RECORDS TO PROCESS
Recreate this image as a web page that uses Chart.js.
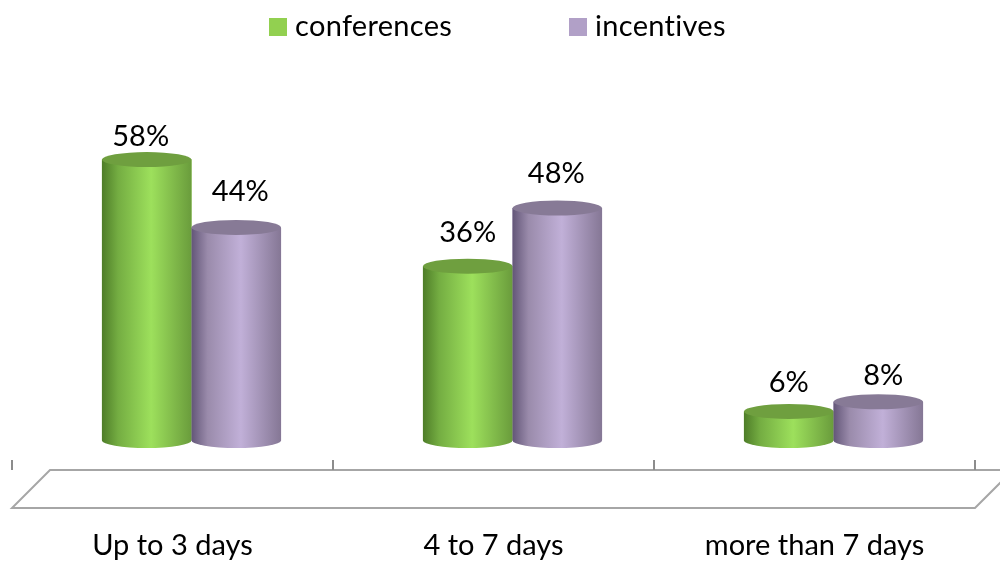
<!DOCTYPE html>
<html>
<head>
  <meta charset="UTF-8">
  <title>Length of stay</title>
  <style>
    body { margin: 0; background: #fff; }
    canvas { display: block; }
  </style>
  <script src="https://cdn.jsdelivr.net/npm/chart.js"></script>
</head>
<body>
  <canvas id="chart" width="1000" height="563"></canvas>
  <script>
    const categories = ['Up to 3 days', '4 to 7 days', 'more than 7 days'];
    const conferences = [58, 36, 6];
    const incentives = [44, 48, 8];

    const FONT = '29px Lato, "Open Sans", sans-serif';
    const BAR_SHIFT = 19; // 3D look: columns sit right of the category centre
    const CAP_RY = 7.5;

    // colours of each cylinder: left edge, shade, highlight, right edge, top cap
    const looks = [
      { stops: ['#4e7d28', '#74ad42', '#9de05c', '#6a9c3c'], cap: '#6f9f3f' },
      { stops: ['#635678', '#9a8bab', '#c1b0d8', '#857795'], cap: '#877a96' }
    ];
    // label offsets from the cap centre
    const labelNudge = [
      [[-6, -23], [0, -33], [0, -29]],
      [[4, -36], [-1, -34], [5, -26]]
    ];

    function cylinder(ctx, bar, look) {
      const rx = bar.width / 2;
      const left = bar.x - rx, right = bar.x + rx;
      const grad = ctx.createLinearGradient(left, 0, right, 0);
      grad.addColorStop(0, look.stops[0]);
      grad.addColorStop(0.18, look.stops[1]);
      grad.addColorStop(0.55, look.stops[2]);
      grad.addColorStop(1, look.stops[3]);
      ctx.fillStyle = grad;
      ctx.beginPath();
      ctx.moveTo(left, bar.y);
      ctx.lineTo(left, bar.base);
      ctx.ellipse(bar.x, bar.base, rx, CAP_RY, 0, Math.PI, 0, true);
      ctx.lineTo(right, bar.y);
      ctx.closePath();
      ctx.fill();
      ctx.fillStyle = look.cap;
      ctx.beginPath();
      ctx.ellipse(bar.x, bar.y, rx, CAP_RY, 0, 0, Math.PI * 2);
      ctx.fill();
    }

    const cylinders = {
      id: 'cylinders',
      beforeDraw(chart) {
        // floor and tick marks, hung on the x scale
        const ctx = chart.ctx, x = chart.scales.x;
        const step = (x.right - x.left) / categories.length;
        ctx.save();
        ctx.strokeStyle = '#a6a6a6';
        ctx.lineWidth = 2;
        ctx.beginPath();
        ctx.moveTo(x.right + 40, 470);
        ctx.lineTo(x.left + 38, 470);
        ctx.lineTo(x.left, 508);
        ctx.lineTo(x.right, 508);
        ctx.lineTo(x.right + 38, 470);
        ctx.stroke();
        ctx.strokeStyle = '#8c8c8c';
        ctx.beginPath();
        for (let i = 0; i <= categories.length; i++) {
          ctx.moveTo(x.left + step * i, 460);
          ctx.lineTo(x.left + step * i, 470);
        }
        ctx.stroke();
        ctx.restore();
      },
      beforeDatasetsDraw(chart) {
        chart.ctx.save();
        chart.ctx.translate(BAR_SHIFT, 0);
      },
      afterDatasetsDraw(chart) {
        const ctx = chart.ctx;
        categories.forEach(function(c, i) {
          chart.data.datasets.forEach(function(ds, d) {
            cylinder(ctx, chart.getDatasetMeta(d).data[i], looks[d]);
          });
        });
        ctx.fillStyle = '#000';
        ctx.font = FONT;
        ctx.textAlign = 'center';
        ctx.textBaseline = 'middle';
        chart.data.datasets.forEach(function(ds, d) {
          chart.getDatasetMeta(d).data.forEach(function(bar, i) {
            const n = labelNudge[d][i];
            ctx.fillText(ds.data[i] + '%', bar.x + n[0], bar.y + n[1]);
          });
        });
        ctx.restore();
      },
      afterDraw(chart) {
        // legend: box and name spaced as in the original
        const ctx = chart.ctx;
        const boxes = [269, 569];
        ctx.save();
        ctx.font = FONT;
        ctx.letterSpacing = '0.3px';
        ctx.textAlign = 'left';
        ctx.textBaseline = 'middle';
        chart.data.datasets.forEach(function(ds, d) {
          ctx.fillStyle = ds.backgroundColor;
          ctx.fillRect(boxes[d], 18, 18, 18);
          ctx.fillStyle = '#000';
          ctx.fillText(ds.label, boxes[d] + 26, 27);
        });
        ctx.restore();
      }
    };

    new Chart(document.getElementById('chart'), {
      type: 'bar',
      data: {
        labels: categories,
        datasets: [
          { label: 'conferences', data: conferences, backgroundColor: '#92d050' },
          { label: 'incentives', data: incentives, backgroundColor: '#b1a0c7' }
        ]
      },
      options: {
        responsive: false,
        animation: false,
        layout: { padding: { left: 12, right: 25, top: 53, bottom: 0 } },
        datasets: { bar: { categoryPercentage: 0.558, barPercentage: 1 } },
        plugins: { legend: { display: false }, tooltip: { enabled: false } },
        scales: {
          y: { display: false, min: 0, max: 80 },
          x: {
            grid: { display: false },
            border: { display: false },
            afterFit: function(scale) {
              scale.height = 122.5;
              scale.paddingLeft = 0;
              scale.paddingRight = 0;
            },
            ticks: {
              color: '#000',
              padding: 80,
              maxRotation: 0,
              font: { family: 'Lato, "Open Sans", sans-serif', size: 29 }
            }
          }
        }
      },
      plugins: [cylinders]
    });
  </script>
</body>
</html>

--

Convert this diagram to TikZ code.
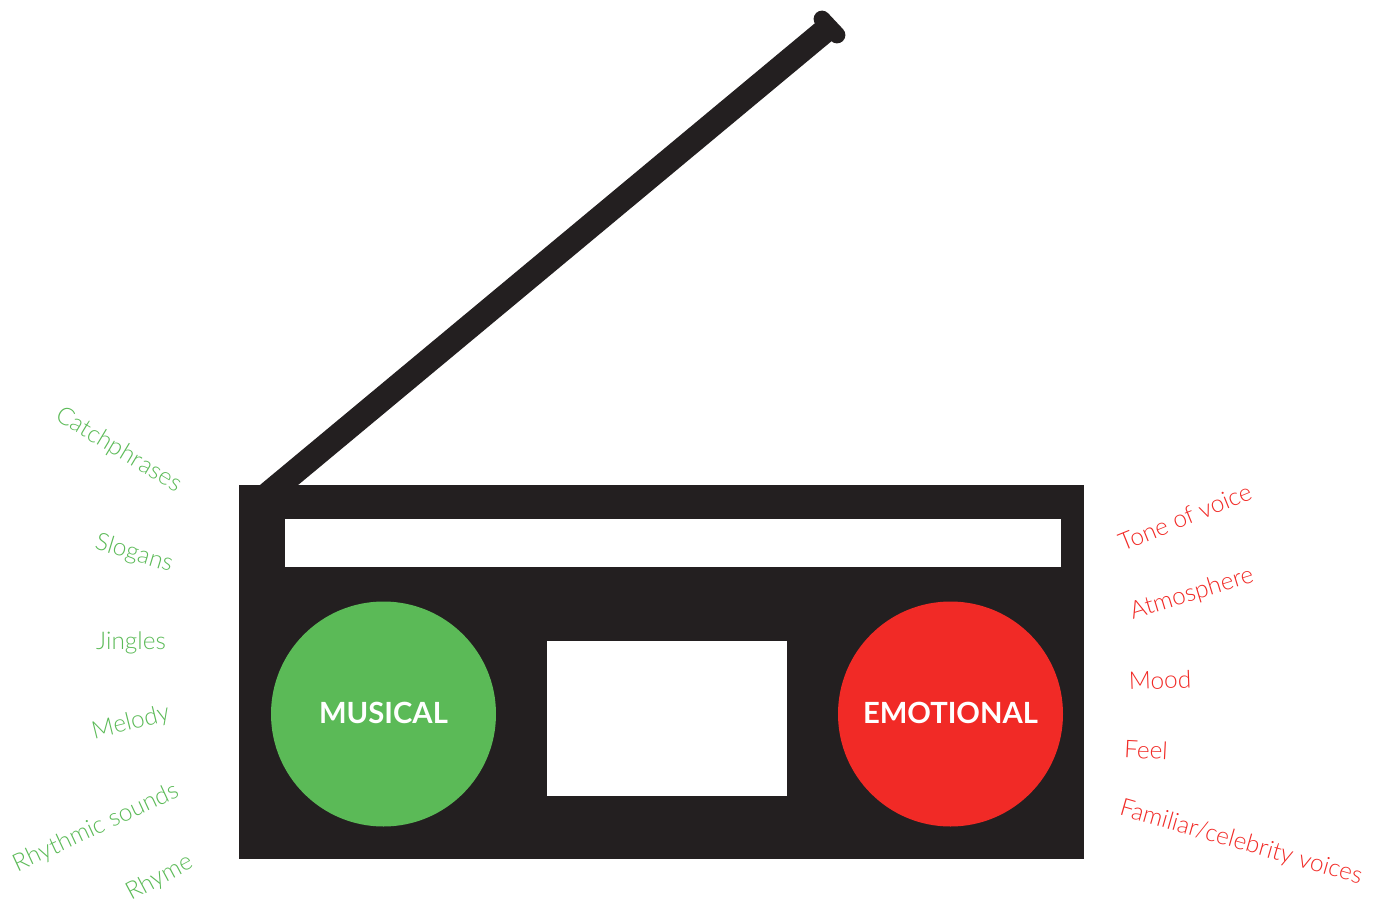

* * *

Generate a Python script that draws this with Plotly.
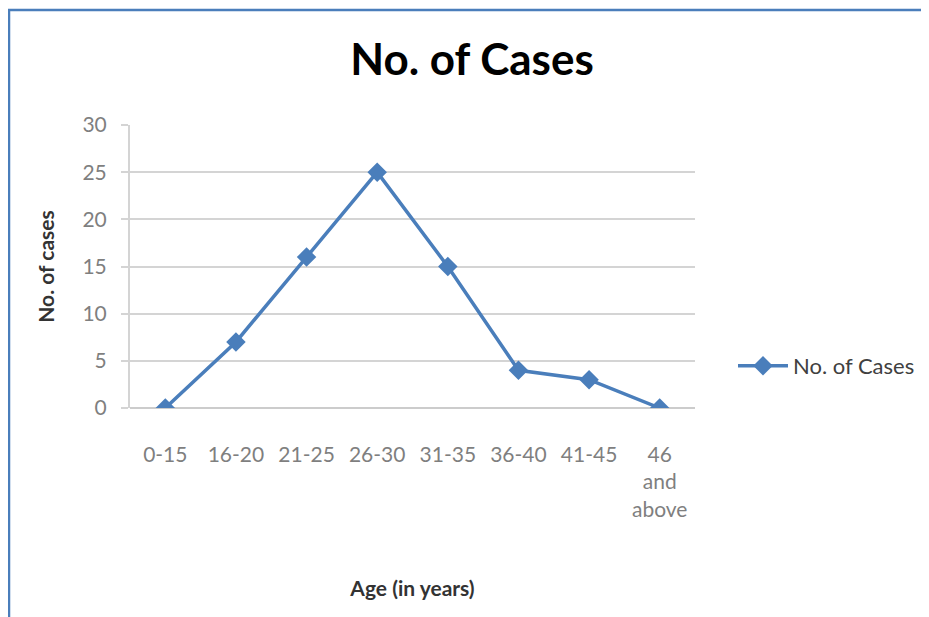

WHAT IS REQUIRED
Among the entries above, locate the line with "Recreate this image" and the line with "const CAP_RY = 7.5;". Give those two lines and all lines between them again, exactly, leaving out the pictures.

PROBLEM SOLUTION
Recreate this image as a web page that uses Chart.js.
<!DOCTYPE html>
<html>
<head>
  <meta charset="UTF-8">
  <title>Length of stay</title>
  <style>
    body { margin: 0; background: #fff; }
    canvas { display: block; }
  </style>
  <script src="https://cdn.jsdelivr.net/npm/chart.js"></script>
</head>
<body>
  <canvas id="chart" width="1000" height="563"></canvas>
  <script>
    const categories = ['Up to 3 days', '4 to 7 days', 'more than 7 days'];
    const conferences = [58, 36, 6];
    const incentives = [44, 48, 8];

    const FONT = '29px Lato, "Open Sans", sans-serif';
    const BAR_SHIFT = 19; // 3D look: columns sit right of the category centre
    const CAP_RY = 7.5;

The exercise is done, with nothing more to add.